In sostanza, secondo Pugliese “uno brusco stop al ciclo produttivo, anticamera di un’inesorabile chiusura. Ed all’uopo è bene ricordare – continua il sindacalista – che i lavoratori dipendenti diretti dello stabilimento ionico sono circa 12mila, 4mila degli appalti e altrettanti dell’indotto, che diventano 25mila se sommati a quanti lavorano con i semilavorati nei siti di Novi Ligure, Genova e Cuneo”. Alla tolleranza zero da parte della Procura, che fronteggia “un’incomprensibile posizione intransigente da parte dell’Ilva nei confronti della magistratura”, Pugliese ribatte proponendo “un sano buon senso, terreno fertile per bilanciare al meglio salute e lavoro”.
“Se è vero – continua il segretario della Uil regionale – che l’acciaio sequestrato costituisce il corpo del reato, è indiscutibile che la salute dei cittadini di Taranto non trarrebbe alcun giovamento dal sequestro a oltranza del materiale prodotto prima del 26 novembre. Il sequestro, purtroppo, non garantisce ristoro per chi ha respirato per anni e anni polveri e veleni”. Anche sulla disputa riguardo alla legge salva-Ilva, Pugliese fa appello al buon criterio delle parti in causa. “Anche nel caso in cui risultasse fondata la richiesta di incostituzionalità della legge, così come la salute è un bene costituzionalmente protetto, il lavoro è il pilastro della Costituzione della Repubblica italiana. Ecco perché bisogna perseguire con ogni forza una soluzione che salvaguardi entrambi i beni, i quali, va da sé, assumono un valore apprezzabile solo a patto che siano in grado di coesistere”.

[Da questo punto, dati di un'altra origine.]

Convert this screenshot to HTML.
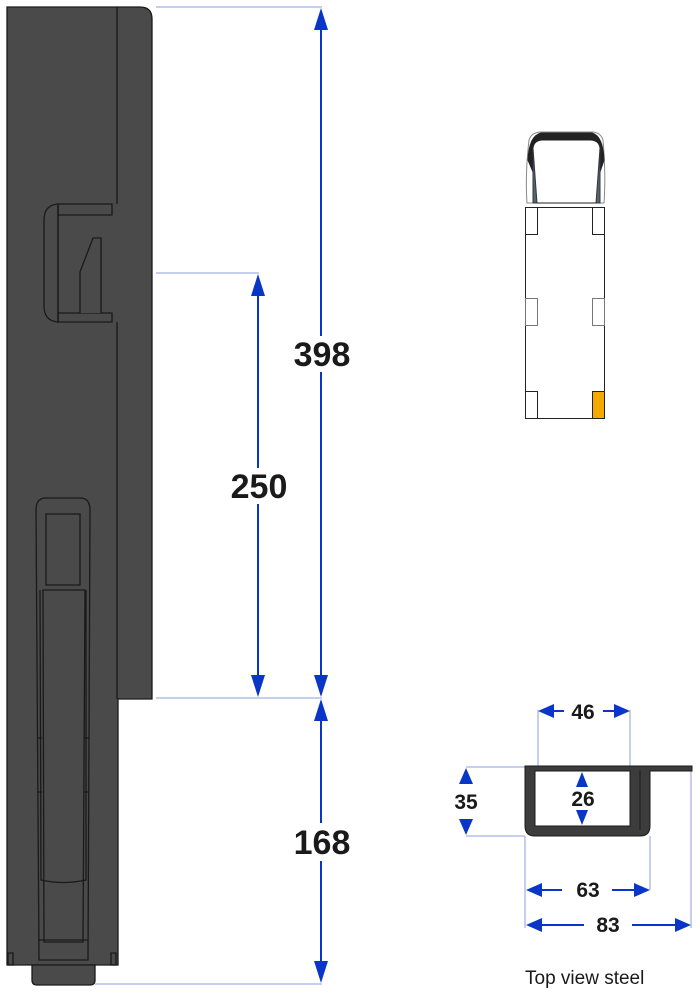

Infine, Aldo Pugliese chiede all’Ilva “di decidersi, una volta per tutte, a presentare il piano industriale, che si affidi per la messa in opera a risorse cospicue e adeguate all’emergenza. Ma qualora ciò non dovesse avverarsi, non esistono, allo stato attuale delle cose, alternative a quanto disposto dal decreto. Il Governo, inoltre, senza indugiare oltremodo, deve nominare come previsto un garante che controlli la reale applicazione delle misure utili all’ambientalizzazione degli impianti e non solo. In caso di ulteriore inadempienza, si presenta l’obbligo inderogabile di procedere al commissariamento dell’Ilva, facendo ricadere i costi di quanto necessario sulla proprietà. Quindi, se la posizione della proprietà non dovesse variare, si dovrà procedere all’inevitabile esproprio dell’azienda. E’ tempo di scindere il destino della proprietà da quello di fabbrica e lavoratori. Del resto – chiosa Pugliese – sin dal marzo del ’95, siamo sempre stati fermamente contrari alla privatizzazione dell’Ilva, denunciando l’assenza di garanzie nei confronti dei cittadini, della salute, dell’ambiente e del lavoro. Siamo stati, nostro malgrado, facili profeti”.